Karol Radziszewski. Myths at BWA Warsaw
Karol Radziszewski reads and then paints the life and work of musical genius – Karol Szymanowski, weaving a tale about him in the form of a dense painterly masquerade.
In the world of the composer’s myths Radziszewski sees his home village of Tymoszówka and grand pianos drowned in the nearby bond, a broken reed and broken hearts of young men. Italy, the place of queer archaeologies and sudden coming outs. Of Narcissus and Pan. The Tatras in nature and in highlanders. The Tatras in operas and in ballet masters. Dreams and awakenings. Radziszewski re-creates Szymanowski’s universe with his signature selectivity and imagination.

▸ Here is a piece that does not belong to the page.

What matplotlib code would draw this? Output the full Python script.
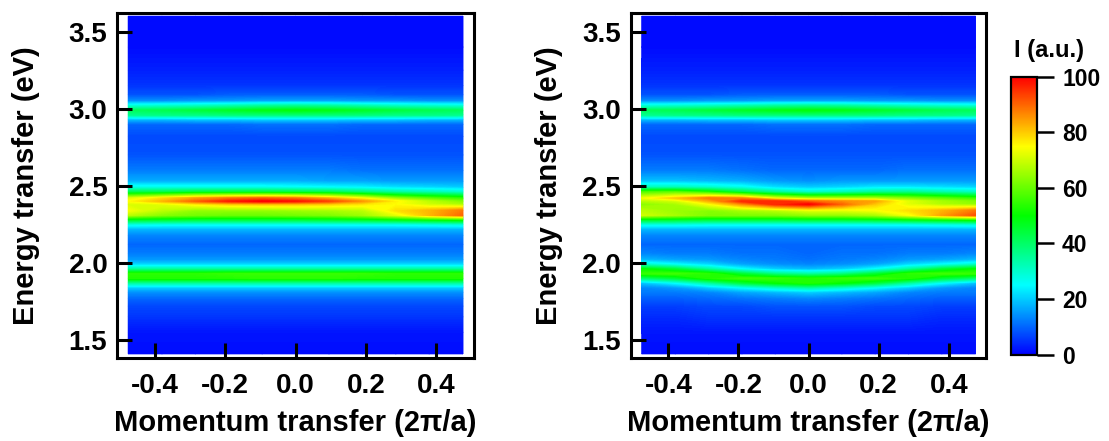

The artist takes an interest in the nocturnality of the story, understatements and mysteries, mirages of memories. He plays with the historical portrait genre, demonstrating its arbitrariness, tendency towards fabrication and mythologisation. Karol Radziszewski constructs a fascinating anti-monument composed of a biography that consists of music and the body.
As in the composer’s opera King Roger, the encounter with Karol Szymanowski is an encounter with a mystery: with a figure that emerges from darkness, with oneself as the other, restrained by the social corset. Held captive in the sleeping mountain and in the melody of grand pianos from the bottom of the lake, which can only be heard in dreams.